# Task directions:
Leave out the images and repeat the listing below without a single change.

+ + + +

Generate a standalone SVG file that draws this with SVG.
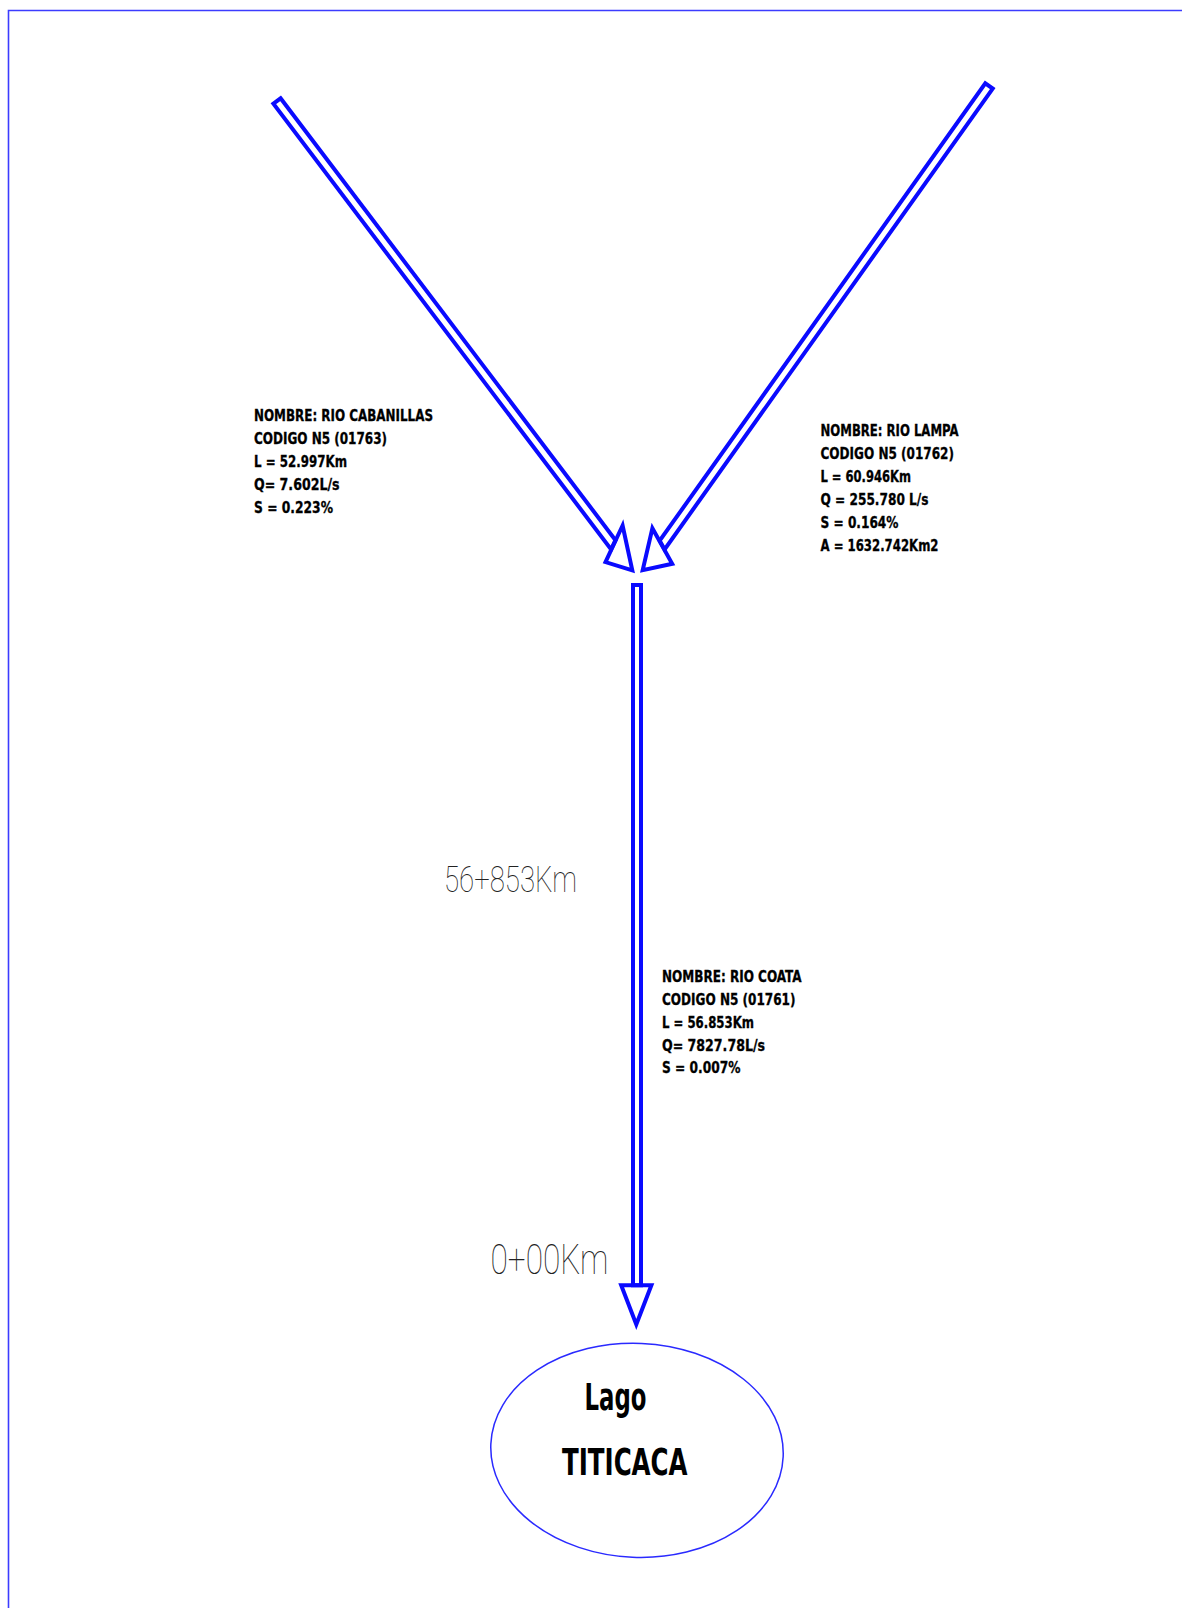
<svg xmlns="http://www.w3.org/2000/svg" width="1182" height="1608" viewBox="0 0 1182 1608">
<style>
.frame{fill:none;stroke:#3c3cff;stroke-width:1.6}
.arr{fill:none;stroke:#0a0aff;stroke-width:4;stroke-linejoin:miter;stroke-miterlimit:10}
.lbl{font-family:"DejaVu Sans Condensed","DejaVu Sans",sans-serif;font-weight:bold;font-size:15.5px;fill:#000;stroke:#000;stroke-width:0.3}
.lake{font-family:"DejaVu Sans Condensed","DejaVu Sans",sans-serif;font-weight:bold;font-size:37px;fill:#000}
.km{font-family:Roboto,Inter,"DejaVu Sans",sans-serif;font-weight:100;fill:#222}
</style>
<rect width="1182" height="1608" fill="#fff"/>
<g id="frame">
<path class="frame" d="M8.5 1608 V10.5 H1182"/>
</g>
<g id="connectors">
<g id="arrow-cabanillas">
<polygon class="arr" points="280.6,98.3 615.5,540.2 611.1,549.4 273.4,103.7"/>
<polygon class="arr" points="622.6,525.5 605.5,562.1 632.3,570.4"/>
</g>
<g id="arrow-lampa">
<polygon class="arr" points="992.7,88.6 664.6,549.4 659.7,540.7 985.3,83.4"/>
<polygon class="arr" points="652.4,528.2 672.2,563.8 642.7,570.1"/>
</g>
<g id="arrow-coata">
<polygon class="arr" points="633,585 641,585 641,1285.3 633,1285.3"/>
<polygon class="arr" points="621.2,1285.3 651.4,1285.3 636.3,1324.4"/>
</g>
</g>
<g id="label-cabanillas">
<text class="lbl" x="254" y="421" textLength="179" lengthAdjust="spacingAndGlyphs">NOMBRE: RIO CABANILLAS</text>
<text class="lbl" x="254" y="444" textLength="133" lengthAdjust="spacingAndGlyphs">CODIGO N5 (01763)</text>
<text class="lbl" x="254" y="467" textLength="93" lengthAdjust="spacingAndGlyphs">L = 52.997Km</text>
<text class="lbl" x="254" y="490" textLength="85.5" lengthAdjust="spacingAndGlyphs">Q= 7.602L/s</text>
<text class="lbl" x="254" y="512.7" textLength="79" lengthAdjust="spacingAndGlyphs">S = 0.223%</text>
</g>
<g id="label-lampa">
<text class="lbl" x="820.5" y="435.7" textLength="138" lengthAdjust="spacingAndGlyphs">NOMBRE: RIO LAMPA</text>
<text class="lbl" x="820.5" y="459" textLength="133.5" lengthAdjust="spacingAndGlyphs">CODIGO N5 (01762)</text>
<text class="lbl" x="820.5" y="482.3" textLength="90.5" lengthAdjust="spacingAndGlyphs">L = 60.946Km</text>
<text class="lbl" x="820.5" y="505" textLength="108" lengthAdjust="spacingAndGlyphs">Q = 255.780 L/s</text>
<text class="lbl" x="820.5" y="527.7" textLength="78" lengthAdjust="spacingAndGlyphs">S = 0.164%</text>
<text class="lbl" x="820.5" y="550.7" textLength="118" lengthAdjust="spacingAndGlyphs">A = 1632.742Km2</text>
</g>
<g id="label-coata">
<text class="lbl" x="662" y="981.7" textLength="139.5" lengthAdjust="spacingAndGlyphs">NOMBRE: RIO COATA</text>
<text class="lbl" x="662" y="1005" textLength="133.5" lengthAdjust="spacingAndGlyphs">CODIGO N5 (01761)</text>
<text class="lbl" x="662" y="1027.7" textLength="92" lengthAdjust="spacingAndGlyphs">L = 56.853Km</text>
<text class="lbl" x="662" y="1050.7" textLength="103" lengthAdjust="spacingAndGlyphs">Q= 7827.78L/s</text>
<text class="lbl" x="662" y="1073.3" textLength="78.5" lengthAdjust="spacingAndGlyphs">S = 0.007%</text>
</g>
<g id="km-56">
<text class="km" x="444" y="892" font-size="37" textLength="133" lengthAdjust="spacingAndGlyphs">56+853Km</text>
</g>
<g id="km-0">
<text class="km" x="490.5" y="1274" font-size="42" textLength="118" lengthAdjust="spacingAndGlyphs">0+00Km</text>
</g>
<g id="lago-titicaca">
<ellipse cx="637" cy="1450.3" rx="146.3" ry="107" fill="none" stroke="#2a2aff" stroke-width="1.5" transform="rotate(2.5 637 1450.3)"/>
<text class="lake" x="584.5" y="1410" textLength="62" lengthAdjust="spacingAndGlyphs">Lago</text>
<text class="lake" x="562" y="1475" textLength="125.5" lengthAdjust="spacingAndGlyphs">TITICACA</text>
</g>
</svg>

+ + + +

# Exercise result:
Generate a standalone SVG file that draws this with SVG.
<svg xmlns="http://www.w3.org/2000/svg" width="1182" height="1608" viewBox="0 0 1182 1608">
<style>
.frame{fill:none;stroke:#3c3cff;stroke-width:1.6}
.arr{fill:none;stroke:#0a0aff;stroke-width:4;stroke-linejoin:miter;stroke-miterlimit:10}
.lbl{font-family:"DejaVu Sans Condensed","DejaVu Sans",sans-serif;font-weight:bold;font-size:15.5px;fill:#000;stroke:#000;stroke-width:0.3}
.lake{font-family:"DejaVu Sans Condensed","DejaVu Sans",sans-serif;font-weight:bold;font-size:37px;fill:#000}
.km{font-family:Roboto,Inter,"DejaVu Sans",sans-serif;font-weight:100;fill:#222}
</style>
<rect width="1182" height="1608" fill="#fff"/>
<g id="frame">
<path class="frame" d="M8.5 1608 V10.5 H1182"/>
</g>
<g id="connectors">
<g id="arrow-cabanillas">
<polygon class="arr" points="280.6,98.3 615.5,540.2 611.1,549.4 273.4,103.7"/>
<polygon class="arr" points="622.6,525.5 605.5,562.1 632.3,570.4"/>
</g>
<g id="arrow-lampa">
<polygon class="arr" points="992.7,88.6 664.6,549.4 659.7,540.7 985.3,83.4"/>
<polygon class="arr" points="652.4,528.2 672.2,563.8 642.7,570.1"/>
</g>
<g id="arrow-coata">
<polygon class="arr" points="633,585 641,585 641,1285.3 633,1285.3"/>
<polygon class="arr" points="621.2,1285.3 651.4,1285.3 636.3,1324.4"/>
</g>
</g>
<g id="label-cabanillas">
<text class="lbl" x="254" y="421" textLength="179" lengthAdjust="spacingAndGlyphs">NOMBRE: RIO CABANILLAS</text>
<text class="lbl" x="254" y="444" textLength="133" lengthAdjust="spacingAndGlyphs">CODIGO N5 (01763)</text>
<text class="lbl" x="254" y="467" textLength="93" lengthAdjust="spacingAndGlyphs">L = 52.997Km</text>
<text class="lbl" x="254" y="490" textLength="85.5" lengthAdjust="spacingAndGlyphs">Q= 7.602L/s</text>
<text class="lbl" x="254" y="512.7" textLength="79" lengthAdjust="spacingAndGlyphs">S = 0.223%</text>
</g>
<g id="label-lampa">
<text class="lbl" x="820.5" y="435.7" textLength="138" lengthAdjust="spacingAndGlyphs">NOMBRE: RIO LAMPA</text>
<text class="lbl" x="820.5" y="459" textLength="133.5" lengthAdjust="spacingAndGlyphs">CODIGO N5 (01762)</text>
<text class="lbl" x="820.5" y="482.3" textLength="90.5" lengthAdjust="spacingAndGlyphs">L = 60.946Km</text>
<text class="lbl" x="820.5" y="505" textLength="108" lengthAdjust="spacingAndGlyphs">Q = 255.780 L/s</text>
<text class="lbl" x="820.5" y="527.7" textLength="78" lengthAdjust="spacingAndGlyphs">S = 0.164%</text>
<text class="lbl" x="820.5" y="550.7" textLength="118" lengthAdjust="spacingAndGlyphs">A = 1632.742Km2</text>
</g>
<g id="label-coata">
<text class="lbl" x="662" y="981.7" textLength="139.5" lengthAdjust="spacingAndGlyphs">NOMBRE: RIO COATA</text>
<text class="lbl" x="662" y="1005" textLength="133.5" lengthAdjust="spacingAndGlyphs">CODIGO N5 (01761)</text>
<text class="lbl" x="662" y="1027.7" textLength="92" lengthAdjust="spacingAndGlyphs">L = 56.853Km</text>
<text class="lbl" x="662" y="1050.7" textLength="103" lengthAdjust="spacingAndGlyphs">Q= 7827.78L/s</text>
<text class="lbl" x="662" y="1073.3" textLength="78.5" lengthAdjust="spacingAndGlyphs">S = 0.007%</text>
</g>
<g id="km-56">
<text class="km" x="444" y="892" font-size="37" textLength="133" lengthAdjust="spacingAndGlyphs">56+853Km</text>
</g>
<g id="km-0">
<text class="km" x="490.5" y="1274" font-size="42" textLength="118" lengthAdjust="spacingAndGlyphs">0+00Km</text>
</g>
<g id="lago-titicaca">
<ellipse cx="637" cy="1450.3" rx="146.3" ry="107" fill="none" stroke="#2a2aff" stroke-width="1.5" transform="rotate(2.5 637 1450.3)"/>
<text class="lake" x="584.5" y="1410" textLength="62" lengthAdjust="spacingAndGlyphs">Lago</text>
<text class="lake" x="562" y="1475" textLength="125.5" lengthAdjust="spacingAndGlyphs">TITICACA</text>
</g>
</svg>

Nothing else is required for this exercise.